** Start of DATASET SECTION **

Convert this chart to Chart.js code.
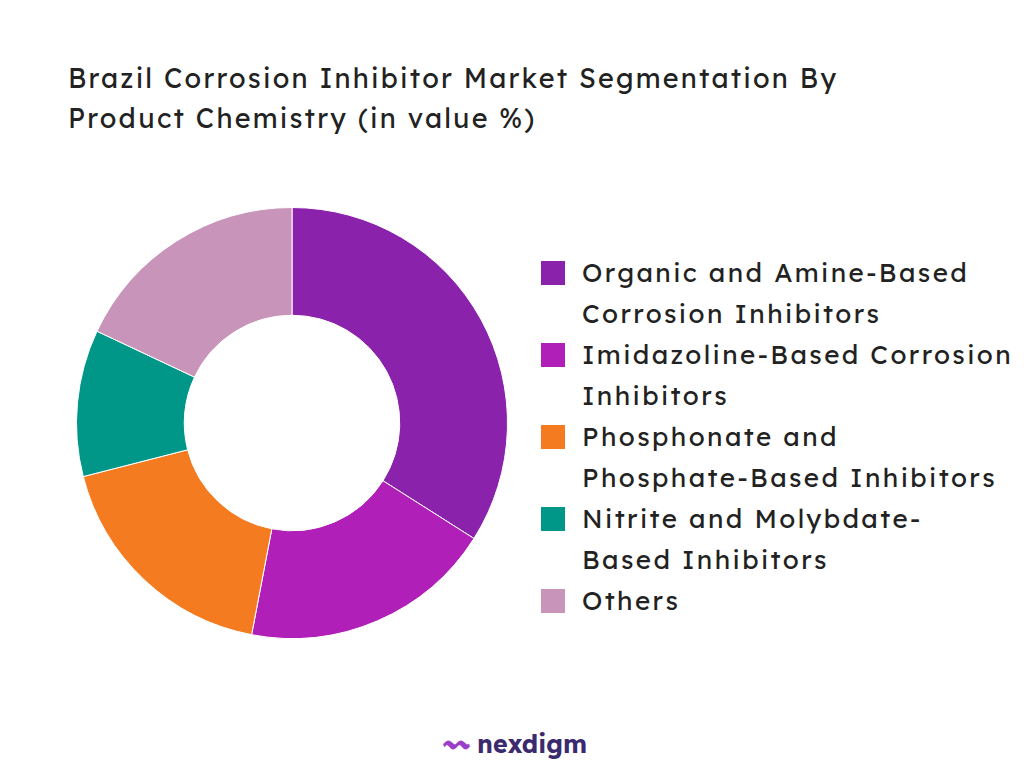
<!DOCTYPE html>
<html><head><meta charset="utf-8">
<script src="https://cdn.jsdelivr.net/npm/chart.js@4"></script>
<style>
body{margin:0;width:1024px;height:768px;background:#fff;font-family:Lexend,Inter,"Open Sans",sans-serif;position:relative;overflow:hidden}
#title{position:absolute;left:68px;top:58px;font-size:27px;line-height:40px;color:#222;letter-spacing:2.2px;white-space:nowrap}
#wrap{position:absolute;left:72px;top:203px;width:440px;height:440px}
#legend{position:absolute;left:541px;top:252px;font-size:26px;line-height:41px;color:#222;letter-spacing:2.4px;white-space:nowrap}
.item{display:flex;align-items:flex-start}
.box{width:24px;height:24px;margin-top:9px;margin-right:17px;flex:none}
#logo{position:absolute;left:444px;top:724px;font-size:25px;font-weight:bold;color:#3b2a6e}
</style></head><body>
<div id="title">Brazil Corrosion Inhibitor Market Segmentation By<br>Product Chemistry (in value %)</div>
<div id="wrap"><canvas id="c"></canvas></div>
<div id="legend"></div>
<div id="logo"><span style="color:#9b3fc9">〰</span> nexdigm</div>
<script>
const categories=[["Organic and Amine-Based","Corrosion Inhibitors"],["Imidazoline-Based Corrosion","Inhibitors"],["Phosphonate and","Phosphate-Based Inhibitors"],["Nitrite and Molybdate-","Based Inhibitors"],["Others"]];
const values=[34,19,18,11,18];
const colors=["#8B22AB","#B01FB8","#F47B20","#009688","#C994B9"];
new Chart(document.getElementById('c'),{type:'doughnut',
data:{labels:categories.map(c=>c.join(' ')),datasets:[{data:values,backgroundColor:colors,borderColor:'#fff',borderWidth:1}]},
options:{responsive:true,maintainAspectRatio:false,cutout:'50%',animation:false,layout:{padding:4},
plugins:{legend:{display:false},tooltip:{enabled:false}}}});
const lg=document.getElementById('legend');
categories.forEach((c,i)=>{const d=document.createElement('div');d.className='item';
d.innerHTML='<div class="box" style="background:'+colors[i]+'"></div><div>'+c.join('<br>')+'</div>';lg.appendChild(d);});
</script></body></html>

** End of DATASET SECTION **

Reproduce the listing exactly. Leave its pictures out.

Convert this chart to Chart.js code.
<!DOCTYPE html>
<html><head><meta charset="utf-8">
<script src="https://cdn.jsdelivr.net/npm/chart.js@4"></script>
<style>
body{margin:0;width:1024px;height:768px;background:#fff;font-family:Lexend,Inter,"Open Sans",sans-serif;position:relative;overflow:hidden}
#title{position:absolute;left:68px;top:58px;font-size:27px;line-height:40px;color:#222;letter-spacing:2.2px;white-space:nowrap}
#wrap{position:absolute;left:72px;top:203px;width:440px;height:440px}
#legend{position:absolute;left:541px;top:252px;font-size:26px;line-height:41px;color:#222;letter-spacing:2.4px;white-space:nowrap}
.item{display:flex;align-items:flex-start}
.box{width:24px;height:24px;margin-top:9px;margin-right:17px;flex:none}
#logo{position:absolute;left:444px;top:724px;font-size:25px;font-weight:bold;color:#3b2a6e}
</style></head><body>
<div id="title">Brazil Corrosion Inhibitor Market Segmentation By<br>Product Chemistry (in value %)</div>
<div id="wrap"><canvas id="c"></canvas></div>
<div id="legend"></div>
<div id="logo"><span style="color:#9b3fc9">〰</span> nexdigm</div>
<script>
const categories=[["Organic and Amine-Based","Corrosion Inhibitors"],["Imidazoline-Based Corrosion","Inhibitors"],["Phosphonate and","Phosphate-Based Inhibitors"],["Nitrite and Molybdate-","Based Inhibitors"],["Others"]];
const values=[34,19,18,11,18];
const colors=["#8B22AB","#B01FB8","#F47B20","#009688","#C994B9"];
new Chart(document.getElementById('c'),{type:'doughnut',
data:{labels:categories.map(c=>c.join(' ')),datasets:[{data:values,backgroundColor:colors,borderColor:'#fff',borderWidth:1}]},
options:{responsive:true,maintainAspectRatio:false,cutout:'50%',animation:false,layout:{padding:4},
plugins:{legend:{display:false},tooltip:{enabled:false}}}});
const lg=document.getElementById('legend');
categories.forEach((c,i)=>{const d=document.createElement('div');d.className='item';
d.innerHTML='<div class="box" style="background:'+colors[i]+'"></div><div>'+c.join('<br>')+'</div>';lg.appendChild(d);});
</script></body></html>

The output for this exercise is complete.